It's making a list, it's checking it twice - Valve's figuring out who's naughty or nice. And it seems to be working, as the company cleared out over 600,000 misbehaving Steam players in December.
The spike in Valve Anti-Cheat (VAC) bans was spotted by Nors3 on Twitter (via PCGamesN), and aligns with the figure of 609,375 seen on SteamDB. In contrast, the number of VAC bans handed out in November was significantly lower, resting at a moderate 103,744 bans.
As Nors3 highlights, the likely culprit is CS:GO, which coincidentally went free to play and got a battle royale mode in December. This brought an influx of new players, and probably encouraged more cheating by removing the financial risk of getting an account banned. Those pesky battle royale kids, eh?
VAC is Valve's automated anti-cheat system which detects cheats installed on PCs and (in theory) immediately bans misbehaving players - although somehow this never seemed to stop TF2 aimbotters. It's a cat-and-mouse game for Valve, which has to figure out the latest cheating methods and prepare measures to defend against them.

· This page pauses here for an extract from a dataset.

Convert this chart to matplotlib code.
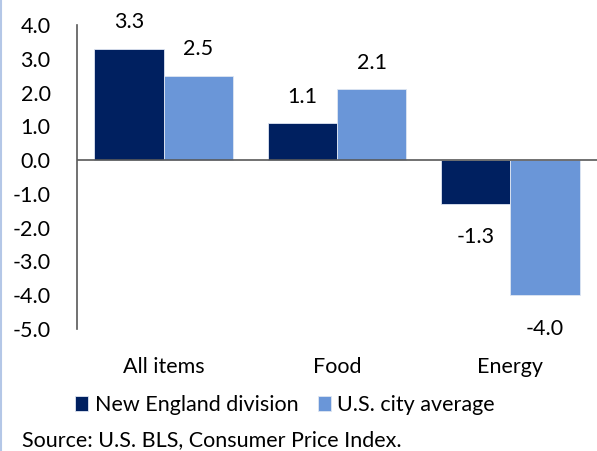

CS:GO may well have sparked the increase in numbers, but it's likely Valve's other free to play titles - such as TF2 and Dota 2 - also had a role to play in the record-breaking month. Many CS:GO players, however, are still highlighting problems with bots (such as this amusing team-killing one) - so it seems there's still more progress to be made on rooting these out. Or maybe the bots will just kill each other first.